Last month, the Council of Mortgage Lenders (CML) reported that the number of homes being repossessed in the UK has fallen to its lowest level since the end of 2010. There were just 8,500 repossessions in the second quarter of the year, down from 9,600 in the first quarter.
The drop has come despite the economy falling into recession and the high level of unemployment with the CML highlighting that low interest rates and help for unemployed mortgage borrowers is starting to have an impact. “The figures show that lenders, borrowers and debt advisers are working together to get through the current period of economic difficulty and keep mortgage possessions in check,” said the CML’s director general, Paul Smee. This means that repossessions are running at a slower rate than the CML had expected. Its original forecast for the whole of this year was that 45,000 homes were likely to be seized by lenders.
The first point to make about this development is that it has been driven by agencies working across traditional boundaries. Their collective effort has had a positive impact and helped more people than expected. The sum of the parts has definitely delivered more than what was expected from the individual components!
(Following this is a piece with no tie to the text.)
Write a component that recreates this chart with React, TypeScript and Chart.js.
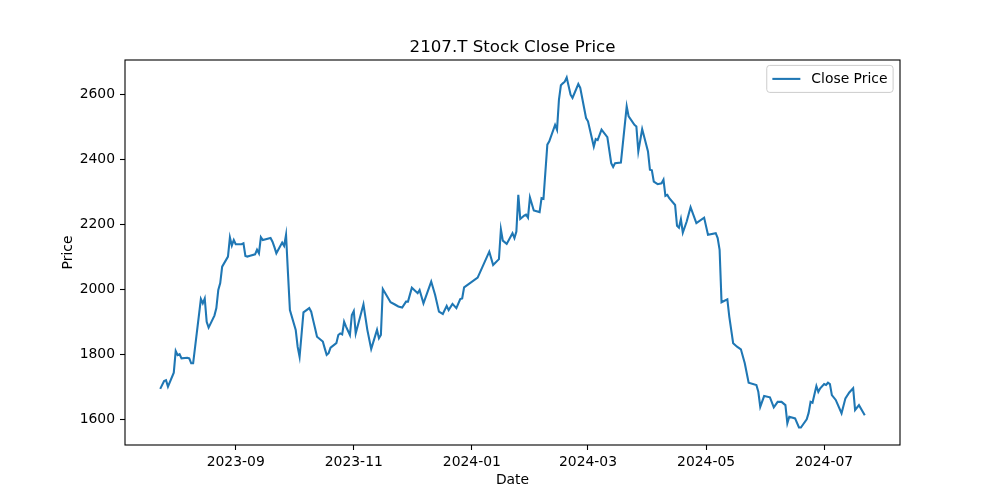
import React, { useEffect, useRef } from "react";
import { Chart, registerables } from "chart.js";

Chart.register(...registerables);

const chartTitle = "2107.T Stock Close Price";
const seriesLabel = "Close Price";
const xAxisLabel = "Date";
const yAxisLabel = "Price";

const dates = [
  "2023-07-24", "2023-07-26", "2023-07-27", "2023-07-28", "2023-07-31",
  "2023-08-01", "2023-08-02", "2023-08-03", "2023-08-04", "2023-08-07",
  "2023-08-08", "2023-08-09", "2023-08-10", "2023-08-14", "2023-08-15",
  "2023-08-16", "2023-08-17", "2023-08-18", "2023-08-21", "2023-08-22",
  "2023-08-23", "2023-08-24", "2023-08-25", "2023-08-28", "2023-08-29",
  "2023-08-30", "2023-08-31", "2023-09-01", "2023-09-04", "2023-09-05",
  "2023-09-06", "2023-09-07", "2023-09-08", "2023-09-11", "2023-09-12",
  "2023-09-13", "2023-09-14", "2023-09-15", "2023-09-19", "2023-09-20",
  "2023-09-21", "2023-09-22", "2023-09-25", "2023-09-26", "2023-09-27",
  "2023-09-28", "2023-09-29", "2023-10-02", "2023-10-03", "2023-10-04",
  "2023-10-05", "2023-10-06", "2023-10-09", "2023-10-10", "2023-10-11",
  "2023-10-12", "2023-10-13", "2023-10-16", "2023-10-17", "2023-10-18",
  "2023-10-19", "2023-10-20", "2023-10-23", "2023-10-24", "2023-10-25",
  "2023-10-26", "2023-10-27", "2023-10-28", "2023-10-30", "2023-10-31",
  "2023-11-01", "2023-11-02", "2023-11-06", "2023-11-08", "2023-11-10",
  "2023-11-13", "2023-11-14", "2023-11-15", "2023-11-16", "2023-11-20",
  "2023-11-22", "2023-11-24", "2023-11-26", "2023-11-28", "2023-11-29",
  "2023-12-01", "2023-12-04", "2023-12-05", "2023-12-07", "2023-12-11",
  "2023-12-13", "2023-12-15", "2023-12-17", "2023-12-19", "2023-12-20",
  "2023-12-22", "2023-12-24", "2023-12-26", "2023-12-27", "2023-12-28",
  "2024-01-04", "2024-01-10", "2024-01-12", "2024-01-15", "2024-01-16",
  "2024-01-17", "2024-01-19", "2024-01-22", "2024-01-23", "2024-01-24",
  "2024-01-25", "2024-01-26", "2024-01-28", "2024-01-29", "2024-01-30",
  "2024-01-31", "2024-02-02", "2024-02-05", "2024-02-06", "2024-02-07",
  "2024-02-09", "2024-02-10", "2024-02-13", "2024-02-14", "2024-02-15",
  "2024-02-16", "2024-02-17", "2024-02-18", "2024-02-19", "2024-02-21",
  "2024-02-22", "2024-02-25", "2024-02-26", "2024-02-28", "2024-02-29",
  "2024-03-01", "2024-03-04", "2024-03-05", "2024-03-06", "2024-03-08",
  "2024-03-11", "2024-03-13", "2024-03-14", "2024-03-15", "2024-03-18",
  "2024-03-21", "2024-03-22", "2024-03-25", "2024-03-26", "2024-03-27",
  "2024-03-29", "2024-04-01", "2024-04-02", "2024-04-03", "2024-04-04",
  "2024-04-06", "2024-04-08", "2024-04-09", "2024-04-10", "2024-04-11",
  "2024-04-12", "2024-04-15", "2024-04-16", "2024-04-17", "2024-04-18",
  "2024-04-19", "2024-04-21", "2024-04-23", "2024-04-26", "2024-04-30",
  "2024-05-02", "2024-05-06", "2024-05-07", "2024-05-08", "2024-05-09",
  "2024-05-12", "2024-05-13", "2024-05-15", "2024-05-17", "2024-05-19",
  "2024-05-21", "2024-05-23", "2024-05-27", "2024-05-28", "2024-05-29",
  "2024-05-31", "2024-06-03", "2024-06-05", "2024-06-07", "2024-06-09",
  "2024-06-11", "2024-06-12", "2024-06-13", "2024-06-16", "2024-06-18",
  "2024-06-19", "2024-06-22", "2024-06-23", "2024-06-24", "2024-06-25",
  "2024-06-27", "2024-06-28", "2024-06-29", "2024-07-01", "2024-07-02",
  "2024-07-03", "2024-07-04", "2024-07-05", "2024-07-07", "2024-07-10",
  "2024-07-12", "2024-07-14", "2024-07-16", "2024-07-17", "2024-07-19",
  "2024-07-22",
];

const closePrices = [
  1693, 1717, 1720, 1700, 1743,
  1810, 1797, 1800, 1787, 1789,
  1787, 1772, 1772, 1970, 1957,
  1972, 1900, 1882, 1919, 1942,
  1998, 2019, 2070, 2101, 2160,
  2135, 2152, 2139, 2139, 2142,
  2103, 2101, 2103, 2108, 2122,
  2111, 2161, 2152, 2158, 2147,
  2130, 2111, 2144, 2134, 2168,
  2050, 1936, 1875, 1823, 1792,
  1860, 1929, 1942, 1931, 1905,
  1880, 1854, 1839, 1818, 1798,
  1803, 1820, 1834, 1859, 1864,
  1861, 1900, 1885, 1859, 1921,
  1933, 1864, 1954, 1875, 1816,
  1875, 1849, 1859, 2001, 1960,
  1954, 1947, 1944, 1962, 1962,
  2005, 1988, 1998, 1957, 2024,
  1983, 1931, 1924, 1949, 1936,
  1955, 1942, 1970, 1972, 2006,
  2036, 2116, 2075, 2093, 2185,
  2150, 2140, 2173, 2158, 2178,
  2291, 2217, 2227, 2230, 2221,
  2283, 2243, 2238, 2281, 2279,
  2446, 2456, 2507, 2492, 2585,
  2629, 2635, 2640, 2653, 2600,
  2590, 2633, 2621, 2559, 2528,
  2518, 2440, 2463, 2460, 2492,
  2469, 2389, 2377, 2389, 2391,
  2564, 2533, 2507, 2502, 2425,
  2494, 2425, 2369, 2367, 2332,
  2324, 2327, 2338, 2288, 2291,
  2281, 2260, 2196, 2190, 2216,
  2175, 2209, 2253, 2204, 2221,
  2168, 2173, 2158, 2122, 1960,
  1969, 1916, 1834, 1823, 1815,
  1772, 1712, 1705, 1684, 1638,
  1671, 1667, 1636, 1653, 1653,
  1643, 1587, 1607, 1602, 1574,
  1574, 1599, 1619, 1653, 1650,
  1702, 1684, 1695, 1708, 1705,
  1712, 1708, 1674, 1659, 1618,
  1664, 1682, 1695, 1628, 1643,
  1612,
];

const yTickValues = [1600, 1800, 2000, 2200, 2400, 2600];
const xTickDates = ["2023-09-01", "2023-11-01", "2024-01-01", "2024-03-01", "2024-05-01", "2024-07-01"];

const LINE_COLOR = "#1f77b4";
const FONT_FAMILY = '"DejaVu Sans", "Liberation Sans", sans-serif';
const TICK_FONT_SIZE = 13.9;
const TITLE_FONT_SIZE = 16.67;

function toMs(s: string): number {
  const [y, m, d] = s.split("-").map(Number);
  return Date.UTC(y, m - 1, d);
}

function formatMonth(v: number): string {
  const dt = new Date(v);
  const m = dt.getUTCMonth() + 1;
  return `${dt.getUTCFullYear()}-${m < 10 ? "0" + m : m}`;
}

const framePlugin = {
  id: "mplFrame",
  afterDatasetsDraw(chart: any) {
    const { ctx, chartArea } = chart;
    ctx.save();
    ctx.strokeStyle = "#000";
    ctx.lineWidth = 1.1;
    ctx.strokeRect(chartArea.left, chartArea.top, chartArea.right - chartArea.left, chartArea.bottom - chartArea.top);
    ctx.restore();
  },
};

const titleLegendPlugin = {
  id: "mplTitleLegend",
  afterDraw(chart: any) {
    const { ctx, chartArea } = chart;
    ctx.save();
    ctx.fillStyle = "#000";
    ctx.font = `${TITLE_FONT_SIZE}px ${FONT_FAMILY}`;
    ctx.textAlign = "center";
    ctx.textBaseline = "alphabetic";
    ctx.fillText(chartTitle, (chartArea.left + chartArea.right) / 2, chartArea.top - 8.3);

    const ds = chart.data.datasets[0];
    ctx.font = `${TICK_FONT_SIZE}px ${FONT_FAMILY}`;
    const textW = ctx.measureText(ds.label).width;
    const pad = 6.9;
    const boxRight = chartArea.right - pad;
    const boxTop = chartArea.top + pad - 1.5;
    const boxH = 27;
    const handle = 28;
    const boxW = 5.6 + handle + 11 + textW + 5.6;
    const boxLeft = boxRight - boxW;
    ctx.beginPath();
    if ((ctx as any).roundRect) {
      (ctx as any).roundRect(boxLeft, boxTop, boxW, boxH, 3);
    } else {
      ctx.rect(boxLeft, boxTop, boxW, boxH);
    }
    ctx.fillStyle = "rgba(255,255,255,0.8)";
    ctx.fill();
    ctx.strokeStyle = "#cccccc";
    ctx.lineWidth = 1;
    ctx.stroke();
    const cy = boxTop + boxH / 2;
    ctx.beginPath();
    ctx.moveTo(boxLeft + 5.6, cy);
    ctx.lineTo(boxLeft + 5.6 + handle, cy);
    ctx.strokeStyle = ds.borderColor;
    ctx.lineWidth = 2.08;
    ctx.stroke();
    ctx.fillStyle = "#000";
    ctx.textAlign = "left";
    ctx.textBaseline = "middle";
    ctx.fillText(ds.label, boxLeft + 5.6 + handle + 11, cy);
    ctx.restore();
  },
};

export default function App() {
  const canvasRef = useRef<HTMLCanvasElement | null>(null);

  useEffect(() => {
    if (!canvasRef.current) return;
    const xs = dates.map(toMs);
    const points = xs.map((x, i) => ({ x, y: closePrices[i] }));
    const xMinD = Math.min(...xs);
    const xMaxD = Math.max(...xs);
    const xSpan = xMaxD - xMinD;
    const yMinD = Math.min(...closePrices);
    const yMaxD = Math.max(...closePrices);
    const ySpan = yMaxD - yMinD;
    const xTickMs = xTickDates.map(toMs);

    const tickFont = { family: FONT_FAMILY, size: TICK_FONT_SIZE };

    const chart = new Chart(canvasRef.current, {
      type: "line",
      data: {
        datasets: [
          {
            label: seriesLabel,
            data: points,
            borderColor: LINE_COLOR,
            backgroundColor: LINE_COLOR,
            borderWidth: 2.08,
            pointRadius: 0,
            tension: 0,
            fill: false,
          },
        ],
      },
      options: {
        responsive: false,
        animation: false,
        devicePixelRatio: 1,
        layout: { padding: { top: 60, right: 100, bottom: 0, left: 0 } },
        plugins: {
          legend: { display: false },
          title: { display: false },
          tooltip: { enabled: false },
        },
        scales: {
          x: {
            type: "linear",
            min: xMinD - 0.05 * xSpan,
            max: xMaxD + 0.05 * xSpan,
            offset: false,
            afterBuildTicks: (scale: any) => {
              scale.ticks = xTickMs.map((v) => ({ value: v }));
            },
            afterFit: (scale: any) => {
              scale.height = 55;
            },
            ticks: {
              autoSkip: false,
              maxRotation: 0,
              minRotation: 0,
              padding: 4,
              color: "#000",
              font: tickFont,
              callback: (v: any) => formatMonth(Number(v)),
            },
            grid: {
              display: true,
              drawOnChartArea: false,
              drawTicks: true,
              tickLength: 5,
              tickColor: "#000",
              tickWidth: 1.1,
            },
            border: { display: false },
            title: {
              display: true,
              text: xAxisLabel,
              color: "#000",
              font: tickFont,
              padding: { top: 0, bottom: 11 },
            },
          },
          y: {
            type: "linear",
            min: yMinD - 0.05 * ySpan,
            max: yMaxD + 0.05 * ySpan,
            afterBuildTicks: (scale: any) => {
              scale.ticks = yTickValues.map((v) => ({ value: v }));
            },
            afterFit: (scale: any) => {
              scale.width = 125;
            },
            ticks: {
              autoSkip: false,
              padding: 5,
              color: "#000",
              font: tickFont,
              callback: (v: any) => String(v),
            },
            grid: {
              display: true,
              drawOnChartArea: false,
              drawTicks: true,
              tickLength: 5,
              tickColor: "#000",
              tickWidth: 1.1,
            },
            border: { display: false },
            title: {
              display: true,
              text: yAxisLabel,
              color: "#000",
              font: tickFont,
              padding: { top: 59.7, bottom: 0 },
            },
          },
        },
      },
      plugins: [framePlugin, titleLegendPlugin],
    } as any);

    return () => {
      chart.destroy();
    };
  }, []);

  return (
    <div style={{ position: "fixed", left: 0, top: 0, width: 1000, height: 500, background: "#fff" }}>
      <canvas ref={canvasRef} width={1000} height={500} style={{ display: "block", width: 1000, height: 500 }} />
    </div>
  );
}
Secondly, the environment has been created for this to occur through the government’s Support for Mortgage Interest (SMI) scheme. This covers the mortgage interest payments of unemployed people on up to £200,000 of their home loan with the support kicking in after a 13-week waiting period – a temporary rule that has been in place since the start of 2009. This scheme is due to revert to its original 39-week waiting period at the end of this year. The change could put a halt to the positive working relationships and result in a glut of repossessions, not to mention the human tragedy of people losing their homes. Now firmly in the grip of a double dip recession those in power need to carefully consider decisions made months and years ago.
Looking to create growth also requires a strategy to support those facing tremendous hardship at home, possibly before we look to huge investments abroad.